Data to process
※ ※ ※

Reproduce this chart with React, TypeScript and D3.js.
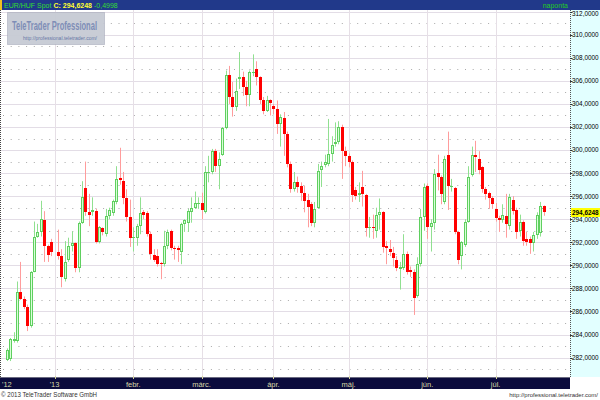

※ ※ ※

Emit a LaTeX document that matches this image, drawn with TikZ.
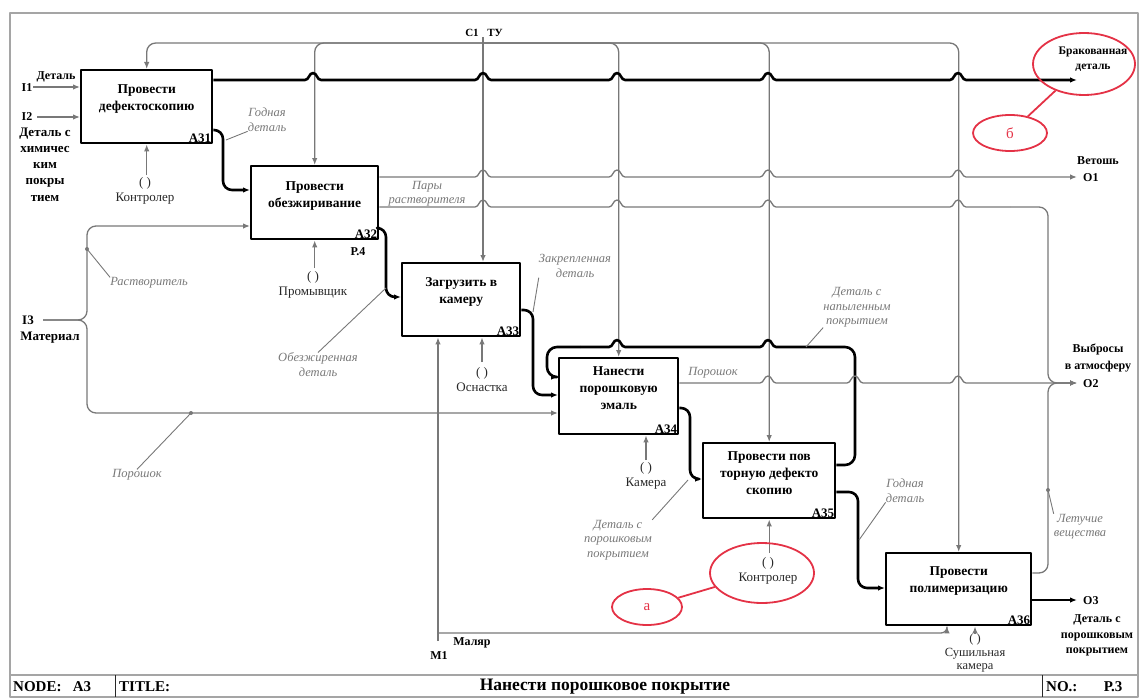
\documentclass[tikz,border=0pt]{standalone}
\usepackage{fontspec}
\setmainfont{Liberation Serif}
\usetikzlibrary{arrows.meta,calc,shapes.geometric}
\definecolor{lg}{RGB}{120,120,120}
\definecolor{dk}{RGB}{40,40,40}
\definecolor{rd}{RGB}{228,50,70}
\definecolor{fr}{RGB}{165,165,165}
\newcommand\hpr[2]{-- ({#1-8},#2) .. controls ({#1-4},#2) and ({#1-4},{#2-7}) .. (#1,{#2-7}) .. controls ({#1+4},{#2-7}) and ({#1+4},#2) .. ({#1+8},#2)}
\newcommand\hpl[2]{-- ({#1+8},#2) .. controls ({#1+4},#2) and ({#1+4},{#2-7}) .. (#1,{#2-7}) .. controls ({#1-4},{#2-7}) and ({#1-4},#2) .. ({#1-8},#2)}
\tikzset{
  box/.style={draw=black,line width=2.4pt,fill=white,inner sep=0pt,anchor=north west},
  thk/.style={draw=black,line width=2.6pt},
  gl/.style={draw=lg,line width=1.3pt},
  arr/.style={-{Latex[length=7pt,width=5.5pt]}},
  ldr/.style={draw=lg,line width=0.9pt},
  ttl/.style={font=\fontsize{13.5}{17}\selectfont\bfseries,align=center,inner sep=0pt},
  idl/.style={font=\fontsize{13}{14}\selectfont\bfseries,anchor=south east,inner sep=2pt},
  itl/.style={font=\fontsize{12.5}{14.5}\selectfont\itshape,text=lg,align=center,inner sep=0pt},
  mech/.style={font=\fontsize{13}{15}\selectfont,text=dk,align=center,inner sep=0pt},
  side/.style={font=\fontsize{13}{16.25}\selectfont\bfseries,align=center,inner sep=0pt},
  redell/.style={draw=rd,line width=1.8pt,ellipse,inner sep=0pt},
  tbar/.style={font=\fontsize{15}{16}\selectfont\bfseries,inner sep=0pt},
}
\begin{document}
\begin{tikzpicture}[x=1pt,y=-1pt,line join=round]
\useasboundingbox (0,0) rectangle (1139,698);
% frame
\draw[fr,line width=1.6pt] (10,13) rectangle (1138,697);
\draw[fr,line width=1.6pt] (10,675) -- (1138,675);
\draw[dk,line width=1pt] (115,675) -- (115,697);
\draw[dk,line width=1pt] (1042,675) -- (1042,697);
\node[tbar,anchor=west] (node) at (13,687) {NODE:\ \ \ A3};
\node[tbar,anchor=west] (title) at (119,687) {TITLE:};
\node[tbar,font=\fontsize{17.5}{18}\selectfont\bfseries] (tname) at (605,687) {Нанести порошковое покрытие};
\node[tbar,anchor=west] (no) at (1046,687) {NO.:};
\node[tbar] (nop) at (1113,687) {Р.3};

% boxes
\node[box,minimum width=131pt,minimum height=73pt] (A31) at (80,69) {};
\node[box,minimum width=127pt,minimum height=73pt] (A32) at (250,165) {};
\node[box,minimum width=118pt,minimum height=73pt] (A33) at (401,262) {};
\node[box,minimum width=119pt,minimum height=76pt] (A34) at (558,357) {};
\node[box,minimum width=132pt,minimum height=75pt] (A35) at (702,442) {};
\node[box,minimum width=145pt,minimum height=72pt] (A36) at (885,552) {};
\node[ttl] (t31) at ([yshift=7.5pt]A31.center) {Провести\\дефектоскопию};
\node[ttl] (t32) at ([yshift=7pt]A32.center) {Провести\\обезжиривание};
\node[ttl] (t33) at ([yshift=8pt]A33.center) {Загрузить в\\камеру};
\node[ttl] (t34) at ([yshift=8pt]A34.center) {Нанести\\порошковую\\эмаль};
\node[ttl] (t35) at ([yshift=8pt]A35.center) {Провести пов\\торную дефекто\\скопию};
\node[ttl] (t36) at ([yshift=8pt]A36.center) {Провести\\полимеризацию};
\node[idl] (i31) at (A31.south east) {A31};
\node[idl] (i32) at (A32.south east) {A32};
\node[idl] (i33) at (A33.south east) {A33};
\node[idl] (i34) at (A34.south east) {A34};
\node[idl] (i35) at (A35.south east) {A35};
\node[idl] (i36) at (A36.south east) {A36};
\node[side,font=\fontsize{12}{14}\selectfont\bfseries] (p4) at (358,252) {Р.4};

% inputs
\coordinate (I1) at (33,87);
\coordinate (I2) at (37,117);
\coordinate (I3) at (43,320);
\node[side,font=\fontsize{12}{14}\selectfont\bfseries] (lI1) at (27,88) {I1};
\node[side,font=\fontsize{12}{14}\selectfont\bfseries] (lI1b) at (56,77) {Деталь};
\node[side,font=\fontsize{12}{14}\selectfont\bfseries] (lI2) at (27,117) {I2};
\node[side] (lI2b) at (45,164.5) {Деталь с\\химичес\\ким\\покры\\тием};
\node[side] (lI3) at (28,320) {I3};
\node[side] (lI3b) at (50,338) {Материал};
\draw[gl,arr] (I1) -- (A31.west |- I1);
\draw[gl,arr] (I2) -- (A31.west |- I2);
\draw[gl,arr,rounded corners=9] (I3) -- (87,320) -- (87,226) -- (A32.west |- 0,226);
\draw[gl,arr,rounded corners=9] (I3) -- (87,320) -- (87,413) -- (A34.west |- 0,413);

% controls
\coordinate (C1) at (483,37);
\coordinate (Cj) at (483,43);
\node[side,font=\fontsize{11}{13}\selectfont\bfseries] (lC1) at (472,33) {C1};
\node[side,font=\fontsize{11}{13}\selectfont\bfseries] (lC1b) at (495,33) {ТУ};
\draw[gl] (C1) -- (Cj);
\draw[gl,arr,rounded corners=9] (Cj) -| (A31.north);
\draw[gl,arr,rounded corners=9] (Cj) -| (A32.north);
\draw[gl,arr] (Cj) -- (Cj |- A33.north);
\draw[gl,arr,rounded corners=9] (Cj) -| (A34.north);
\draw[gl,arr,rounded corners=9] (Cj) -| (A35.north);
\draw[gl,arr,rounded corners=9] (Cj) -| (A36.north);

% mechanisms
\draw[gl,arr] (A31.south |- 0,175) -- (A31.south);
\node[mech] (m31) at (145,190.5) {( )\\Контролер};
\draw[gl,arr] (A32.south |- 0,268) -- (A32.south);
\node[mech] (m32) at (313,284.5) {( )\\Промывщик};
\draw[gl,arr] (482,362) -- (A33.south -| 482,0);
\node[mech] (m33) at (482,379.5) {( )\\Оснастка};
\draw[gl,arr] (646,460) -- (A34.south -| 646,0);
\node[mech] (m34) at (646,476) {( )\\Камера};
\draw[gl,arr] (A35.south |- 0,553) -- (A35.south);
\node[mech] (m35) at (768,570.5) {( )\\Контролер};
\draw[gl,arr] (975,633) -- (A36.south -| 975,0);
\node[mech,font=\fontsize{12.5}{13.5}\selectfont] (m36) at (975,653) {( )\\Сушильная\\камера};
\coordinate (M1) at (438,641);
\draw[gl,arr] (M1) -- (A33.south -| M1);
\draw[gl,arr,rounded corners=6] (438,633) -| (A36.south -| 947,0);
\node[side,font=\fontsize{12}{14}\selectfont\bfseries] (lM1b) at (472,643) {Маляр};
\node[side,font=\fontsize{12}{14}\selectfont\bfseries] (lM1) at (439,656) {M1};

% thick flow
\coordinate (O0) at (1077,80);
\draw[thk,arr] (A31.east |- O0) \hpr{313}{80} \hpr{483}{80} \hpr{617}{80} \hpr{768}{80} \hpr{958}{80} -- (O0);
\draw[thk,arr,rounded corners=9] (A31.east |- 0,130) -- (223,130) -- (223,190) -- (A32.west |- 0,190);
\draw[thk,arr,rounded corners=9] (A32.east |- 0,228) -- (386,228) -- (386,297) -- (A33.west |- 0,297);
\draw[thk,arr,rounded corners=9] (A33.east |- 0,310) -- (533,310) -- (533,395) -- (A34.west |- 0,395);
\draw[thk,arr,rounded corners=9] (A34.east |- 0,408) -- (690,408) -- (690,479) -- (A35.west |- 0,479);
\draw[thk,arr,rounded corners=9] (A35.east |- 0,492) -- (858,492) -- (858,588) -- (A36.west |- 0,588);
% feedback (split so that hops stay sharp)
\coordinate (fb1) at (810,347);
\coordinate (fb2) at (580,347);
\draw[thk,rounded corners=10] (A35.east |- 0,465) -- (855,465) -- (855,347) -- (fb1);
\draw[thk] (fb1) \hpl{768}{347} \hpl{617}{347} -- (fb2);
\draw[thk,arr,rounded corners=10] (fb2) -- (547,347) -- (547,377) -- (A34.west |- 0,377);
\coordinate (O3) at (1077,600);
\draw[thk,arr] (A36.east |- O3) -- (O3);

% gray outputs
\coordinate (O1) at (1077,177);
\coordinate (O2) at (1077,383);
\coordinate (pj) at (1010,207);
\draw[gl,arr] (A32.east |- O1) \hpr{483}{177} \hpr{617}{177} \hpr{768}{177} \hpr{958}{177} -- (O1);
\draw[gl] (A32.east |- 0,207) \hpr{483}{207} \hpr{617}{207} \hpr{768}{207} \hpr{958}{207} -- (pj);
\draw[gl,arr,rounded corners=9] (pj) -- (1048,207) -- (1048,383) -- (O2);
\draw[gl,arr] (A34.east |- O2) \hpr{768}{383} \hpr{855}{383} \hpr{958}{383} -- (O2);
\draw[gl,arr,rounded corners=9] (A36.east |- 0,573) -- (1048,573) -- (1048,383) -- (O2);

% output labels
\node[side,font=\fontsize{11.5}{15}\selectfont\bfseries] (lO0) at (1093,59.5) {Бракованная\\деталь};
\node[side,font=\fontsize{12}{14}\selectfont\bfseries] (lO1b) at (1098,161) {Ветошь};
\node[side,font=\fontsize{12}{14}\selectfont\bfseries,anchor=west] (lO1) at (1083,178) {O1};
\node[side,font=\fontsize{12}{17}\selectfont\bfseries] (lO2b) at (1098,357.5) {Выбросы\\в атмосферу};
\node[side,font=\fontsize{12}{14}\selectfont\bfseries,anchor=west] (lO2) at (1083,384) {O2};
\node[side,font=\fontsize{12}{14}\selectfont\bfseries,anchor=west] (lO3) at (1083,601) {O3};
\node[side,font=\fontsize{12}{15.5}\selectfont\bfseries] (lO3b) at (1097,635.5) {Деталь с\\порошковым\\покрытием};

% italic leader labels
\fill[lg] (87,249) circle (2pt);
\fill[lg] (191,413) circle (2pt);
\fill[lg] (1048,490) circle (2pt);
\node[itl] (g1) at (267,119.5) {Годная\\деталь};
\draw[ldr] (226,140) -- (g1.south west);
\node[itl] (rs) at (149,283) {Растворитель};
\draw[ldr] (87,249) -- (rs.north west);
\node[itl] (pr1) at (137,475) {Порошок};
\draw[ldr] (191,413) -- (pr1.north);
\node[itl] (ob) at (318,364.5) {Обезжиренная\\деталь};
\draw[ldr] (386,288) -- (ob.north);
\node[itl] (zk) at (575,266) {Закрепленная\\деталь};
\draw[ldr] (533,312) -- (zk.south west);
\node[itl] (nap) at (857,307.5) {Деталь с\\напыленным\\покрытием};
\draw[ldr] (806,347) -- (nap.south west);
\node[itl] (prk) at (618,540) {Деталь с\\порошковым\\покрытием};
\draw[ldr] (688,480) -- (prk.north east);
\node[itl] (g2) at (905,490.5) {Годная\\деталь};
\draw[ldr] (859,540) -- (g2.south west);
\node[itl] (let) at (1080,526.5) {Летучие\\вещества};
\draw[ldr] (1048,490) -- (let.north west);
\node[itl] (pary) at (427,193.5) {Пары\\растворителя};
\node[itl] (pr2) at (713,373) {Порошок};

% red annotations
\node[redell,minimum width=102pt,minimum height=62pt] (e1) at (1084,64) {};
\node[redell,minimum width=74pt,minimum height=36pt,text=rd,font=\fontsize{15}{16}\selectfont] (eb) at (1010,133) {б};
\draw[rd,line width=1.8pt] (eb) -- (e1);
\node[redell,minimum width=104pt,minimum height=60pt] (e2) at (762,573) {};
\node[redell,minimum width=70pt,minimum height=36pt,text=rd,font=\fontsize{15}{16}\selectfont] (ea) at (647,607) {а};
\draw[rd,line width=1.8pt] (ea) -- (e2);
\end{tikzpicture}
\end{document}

※ ※ ※

Directions
Find how many lines include the string "with" and report that number alone.

Response
2